## BEGIN Data shown

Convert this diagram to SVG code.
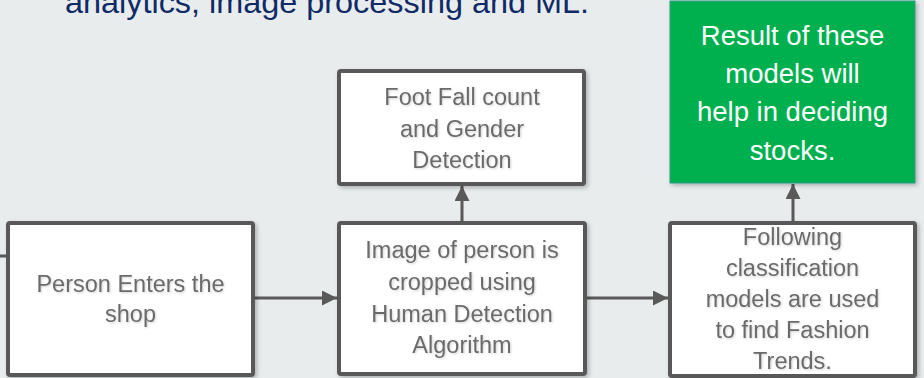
<svg xmlns="http://www.w3.org/2000/svg" width="924" height="378" viewBox="0 0 924 378">
  <defs>
    <filter id="sh" x="-10%" y="-10%" width="130%" height="130%">
      <feDropShadow dx="2" dy="2" stdDeviation="2" flood-color="#000" flood-opacity="0.25"/>
    </filter>
    <filter id="tsh" x="-5%" y="-20%" width="110%" height="150%">
      <feDropShadow dx="1" dy="1" stdDeviation="0.8" flood-color="#000" flood-opacity="0.18"/>
    </filter>
    <marker id="arr" viewBox="0 0 10 10" refX="10" refY="5" markerWidth="5" markerHeight="5" markerUnits="strokeWidth" orient="auto">
      <path d="M0,0 L10,5 L0,10 Z" fill="#595959"/>
    </marker>
    <style>
      .box { fill: #ffffff; stroke: #595959; stroke-width: 4; }
      .lbl { font-family: "Liberation Sans", Arial, sans-serif; font-size: 23.5px; fill: #6b6b6b; text-anchor: middle; }
      .glbl { font-family: "Liberation Sans", Arial, sans-serif; font-size: 27.5px; fill: #ffffff; text-anchor: middle; }
      .conn { stroke: #595959; stroke-width: 3; fill: none; }
    </style>
  </defs>
  <rect x="0" y="0" width="924" height="378" fill="#e8ecec"/>
  <text x="65" y="13" font-family="'Liberation Sans', Arial, sans-serif" font-size="32" fill="#0f2a66" textLength="524" lengthAdjust="spacingAndGlyphs">analytics, image processing and ML.</text>

  <g id="connectors">
    <line class="conn" x1="0" y1="256" x2="7" y2="256"/>
    <line class="conn" x1="254" y1="298" x2="337" y2="298" marker-end="url(#arr)"/>
    <line class="conn" x1="462" y1="222" x2="462" y2="186" marker-end="url(#arr)"/>
    <line class="conn" x1="586" y1="298" x2="668" y2="298" marker-end="url(#arr)"/>
    <line class="conn" x1="793" y1="222" x2="793" y2="184" marker-end="url(#arr)"/>
  </g>

  <g id="person">
    <rect class="box" x="8" y="223" width="245" height="152" rx="2" filter="url(#sh)"/>
    <g class="lbl" filter="url(#tsh)">
      <text x="130.5" y="292">Person Enters the</text>
      <text x="130.5" y="322">shop</text>
    </g>
  </g>

  <g id="crop">
    <rect class="box" x="339" y="223" width="246" height="151" rx="2" filter="url(#sh)"/>
    <g class="lbl" filter="url(#tsh)">
      <text x="462" y="258">Image of person is</text>
      <text x="462" y="290">cropped using</text>
      <text x="462" y="322">Human Detection</text>
      <text x="462" y="353">Algorithm</text>
    </g>
  </g>

  <g id="footfall">
    <rect class="box" x="339" y="71" width="245" height="113" rx="2" filter="url(#sh)"/>
    <g class="lbl" filter="url(#tsh)">
      <text x="462" y="105">Foot Fall count</text>
      <text x="462" y="137">and Gender</text>
      <text x="462" y="168">Detection</text>
    </g>
  </g>

  <g id="classify">
    <rect class="box" x="670" y="223" width="245" height="153" rx="2" filter="url(#sh)"/>
    <g class="lbl" filter="url(#tsh)">
      <text x="792.5" y="245">Following</text>
      <text x="792.5" y="276">classification</text>
      <text x="792.5" y="307">models are used</text>
      <text x="792.5" y="338">to find Fashion</text>
      <text x="792.5" y="369">Trends.</text>
    </g>
  </g>

  <g id="result">
    <rect x="670" y="1" width="245" height="182" fill="#00b050" stroke="#2a9a86" stroke-width="1" filter="url(#sh)"/>
    <g class="glbl">
      <text x="792.5" y="45">Result of these</text>
      <text x="792.5" y="83">models will</text>
      <text x="792.5" y="121">help in deciding</text>
      <text x="792.5" y="160">stocks.</text>
    </g>
  </g>
</svg>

## END Data shown

[Task]:
Exclude the pictures, and transcribe all of the material exactly.

[Output of the exercise]:
Convert this diagram to SVG code.
<svg xmlns="http://www.w3.org/2000/svg" width="924" height="378" viewBox="0 0 924 378">
  <defs>
    <filter id="sh" x="-10%" y="-10%" width="130%" height="130%">
      <feDropShadow dx="2" dy="2" stdDeviation="2" flood-color="#000" flood-opacity="0.25"/>
    </filter>
    <filter id="tsh" x="-5%" y="-20%" width="110%" height="150%">
      <feDropShadow dx="1" dy="1" stdDeviation="0.8" flood-color="#000" flood-opacity="0.18"/>
    </filter>
    <marker id="arr" viewBox="0 0 10 10" refX="10" refY="5" markerWidth="5" markerHeight="5" markerUnits="strokeWidth" orient="auto">
      <path d="M0,0 L10,5 L0,10 Z" fill="#595959"/>
    </marker>
    <style>
      .box { fill: #ffffff; stroke: #595959; stroke-width: 4; }
      .lbl { font-family: "Liberation Sans", Arial, sans-serif; font-size: 23.5px; fill: #6b6b6b; text-anchor: middle; }
      .glbl { font-family: "Liberation Sans", Arial, sans-serif; font-size: 27.5px; fill: #ffffff; text-anchor: middle; }
      .conn { stroke: #595959; stroke-width: 3; fill: none; }
    </style>
  </defs>
  <rect x="0" y="0" width="924" height="378" fill="#e8ecec"/>
  <text x="65" y="13" font-family="'Liberation Sans', Arial, sans-serif" font-size="32" fill="#0f2a66" textLength="524" lengthAdjust="spacingAndGlyphs">analytics, image processing and ML.</text>

  <g id="connectors">
    <line class="conn" x1="0" y1="256" x2="7" y2="256"/>
    <line class="conn" x1="254" y1="298" x2="337" y2="298" marker-end="url(#arr)"/>
    <line class="conn" x1="462" y1="222" x2="462" y2="186" marker-end="url(#arr)"/>
    <line class="conn" x1="586" y1="298" x2="668" y2="298" marker-end="url(#arr)"/>
    <line class="conn" x1="793" y1="222" x2="793" y2="184" marker-end="url(#arr)"/>
  </g>

  <g id="person">
    <rect class="box" x="8" y="223" width="245" height="152" rx="2" filter="url(#sh)"/>
    <g class="lbl" filter="url(#tsh)">
      <text x="130.5" y="292">Person Enters the</text>
      <text x="130.5" y="322">shop</text>
    </g>
  </g>

  <g id="crop">
    <rect class="box" x="339" y="223" width="246" height="151" rx="2" filter="url(#sh)"/>
    <g class="lbl" filter="url(#tsh)">
      <text x="462" y="258">Image of person is</text>
      <text x="462" y="290">cropped using</text>
      <text x="462" y="322">Human Detection</text>
      <text x="462" y="353">Algorithm</text>
    </g>
  </g>

  <g id="footfall">
    <rect class="box" x="339" y="71" width="245" height="113" rx="2" filter="url(#sh)"/>
    <g class="lbl" filter="url(#tsh)">
      <text x="462" y="105">Foot Fall count</text>
      <text x="462" y="137">and Gender</text>
      <text x="462" y="168">Detection</text>
    </g>
  </g>

  <g id="classify">
    <rect class="box" x="670" y="223" width="245" height="153" rx="2" filter="url(#sh)"/>
    <g class="lbl" filter="url(#tsh)">
      <text x="792.5" y="245">Following</text>
      <text x="792.5" y="276">classification</text>
      <text x="792.5" y="307">models are used</text>
      <text x="792.5" y="338">to find Fashion</text>
      <text x="792.5" y="369">Trends.</text>
    </g>
  </g>

  <g id="result">
    <rect x="670" y="1" width="245" height="182" fill="#00b050" stroke="#2a9a86" stroke-width="1" filter="url(#sh)"/>
    <g class="glbl">
      <text x="792.5" y="45">Result of these</text>
      <text x="792.5" y="83">models will</text>
      <text x="792.5" y="121">help in deciding</text>
      <text x="792.5" y="160">stocks.</text>
    </g>
  </g>
</svg>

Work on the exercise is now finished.